When a power outage occurs, food safety becomes a concern. Don't panic: In warm weather, foods will stay frozen for at least two days in a fully stocked freezer, and foods in your refrigerator will stay cold for at least four to six hours. Without heat and depending on the length of time the power is off, you will need to assess the situation using basic food safety rules. When in doubt, do not eat suspicious food.
Re-entering Home after a Flood
- Do not eat any food that may have come into contact with flood water. Discard any food that is not in a waterproof container if there is any chance it has come into contact with flood water.
- Undamaged, commercially canned foods can be saved if you remove the can labels, wash the cans, and then disinfect them with a solution consisting of six ounces of bleach to one gallon of water. Re-label your cans, including the expiration date, with a marker.
- Food containers with screw-caps, snap-lids, crimped caps (soda pop bottles), twist caps, flip tops, and home-canned foods should be discarded if they have come into contact with flood water because they cannot be disinfected.
- For infants, use ONLY pre-prepared canned baby formula that requires no added water, rather than powdered formulas prepared with treated water.
- If your refrigerator or freezer has been without power, all stored items should be carefully checked. Perishable food left at room temperature for more than two hours should be discarded. Frozen foods that have thawed should be discarded if not consumed immediately or kept refrigerated.
Other questions can be directed to your local health agency or University of Wisconsin-Extension agent.
As soon as the freezer is operating again, check the frozen foods to see if any have thawed.

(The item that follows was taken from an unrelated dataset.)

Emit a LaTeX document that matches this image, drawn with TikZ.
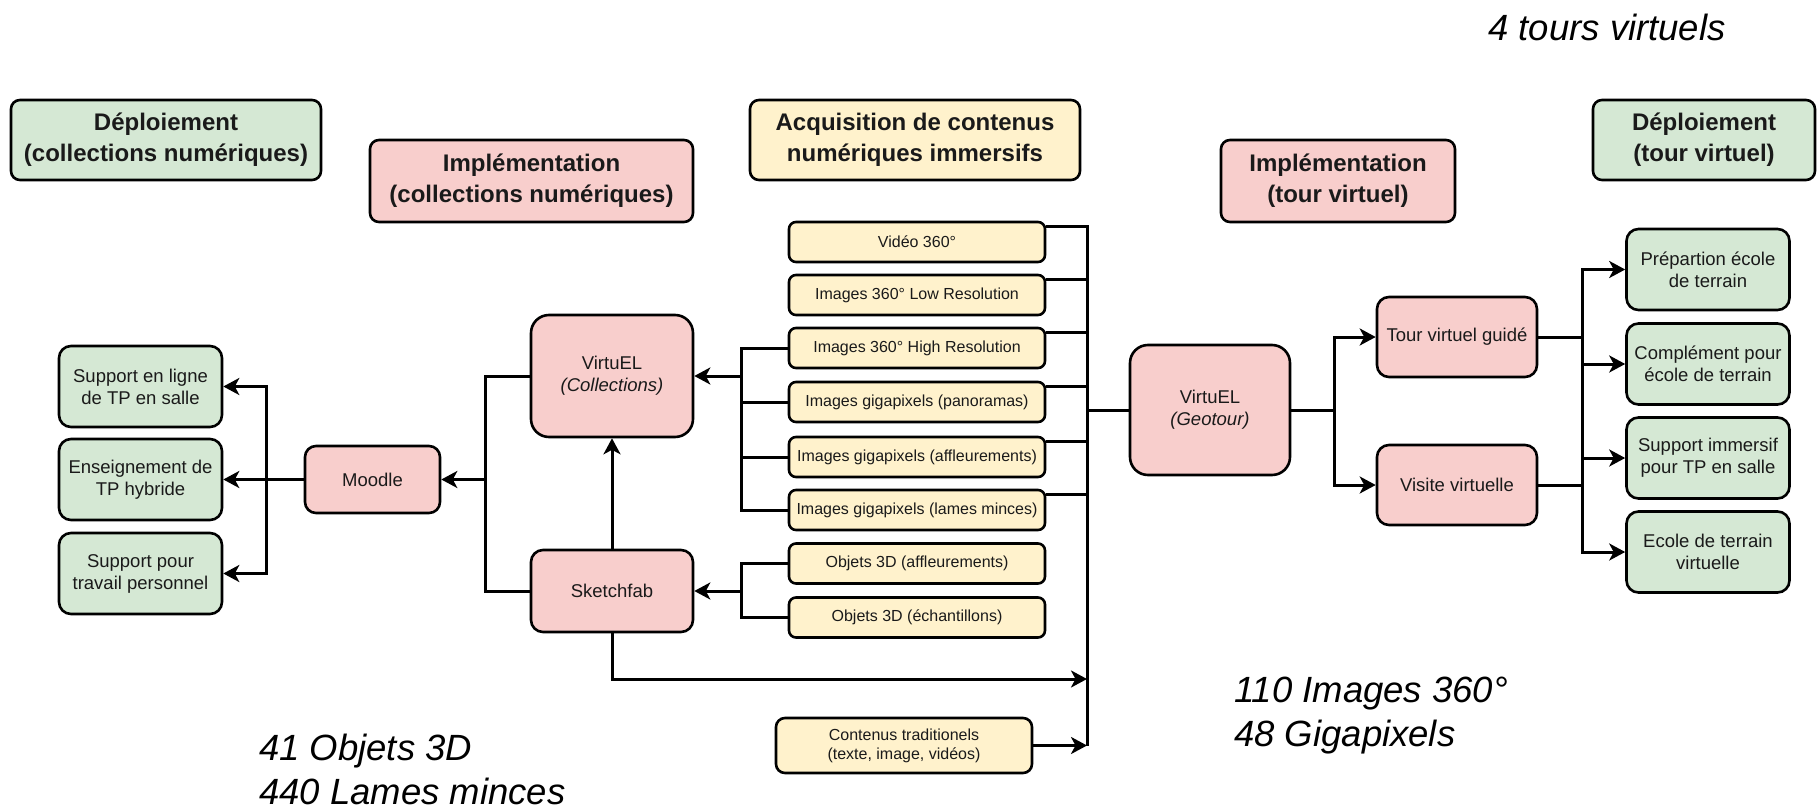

It is essential to check the foods at this time before they refreeze. Discard any foods that have developed an off odor. For foods that have thawed, use the following guidelines.
Meat and Poultry (Raw)
Refreeze if ice crystals are still present. Fully thawed meats or poultry that are still cold and have no off odors or signs of spoilage can be cooked and eaten, or refrozen after cooking. Such thawed meats or poultry could be canned (with a pressure cooker) if alternate frozen storage is not available and if the freezer is likely to be inoperable for several days.
Fish and Shellfish
Refreeze if ice crystals are still present. If fish or shellfish is fully thawed and has been at refrigerator temperature (40ºF) no longer than 24 hours, it can be cooked and eaten. Discard thawed seafood that has been held longer than 24 hours.
Cooked Meats, Poultry, Fish and Casseroles
Do not refreeze. If Ice crystals are still present, these foods may be eaten. If the food is fully thawed, discard it.
Fruits and Vegetables
Refreeze if ice crystals are still present. If fully thawed, but still cold, check for off odors. Fruits ferment quickly and while they will not be unsafe, the flavor will be affected. They may be used for jams, jellies and other cooking purposes.
Vegetables undergo flavor changes rapidly and may develop s sour odor. Fully thawed vegetables that do not look or smell unusual can be cooked and then refrozen.
These foods can be safely refrozen, but may be drier.
Ice Cream, Other Frozen Desserts
Discard if thawed.
Refreeze foods as quickly as possible by setting the freezer to its coldest temperature. Relabel all foods so you know they have been refrozen, and try to use them within two or three months. While these foods refrozen according to the guidelines will be safe to eat, they will be lower in quality because of loss of color, flavor, texture and some nutrients.
Foods in a refrigerator will stay cold at least four to six hours after a power failure. The length of time depends on how warm the surrounding area is. Some foods stored in the refrigerator can be safely held at room temperature for a few days. These include salad dressings, catsup, mustard, barbeque sauces, jams and jellies, margarine, butter, pickles, fruits and vegetables.
If food has been allowed to spoil in a refrigerator, a strong odor may be difficult to remove. After cleaning with a gentle cleaning solution and warm water, or a bleach solution (1 teaspoon household chlorine bleach per quart of water), leave the unit unplugged with the door open for a day or two to air out. If the odor remains, try one or more of the following methods.
- Place trays of freshly ground coffee, clean cat litter, baking soda, or activated charcoal on the shelves of the refrigerator or freezer. Run the refrigerator or freezer empty for two or three days.
- Pack each refrigerator or freezer shelf with crumpled newspaper. Set a cup of water on the top shelf or sprinkle the newspaper with water. Allow the refrigerator or freezer to run for about five or six days. This method takes longer, but can be effective in removing strong odors.
- Try using commercial cleaning products made especially for removing refrigerator and freezer odors. These products may be available at hardware, grocery, discount and variety stores.
- If odor has seeped into the insulation, spray disinfectant around hinges and locks, and into any other openings. If the odor fails to go away, the insulation may need to be replaced.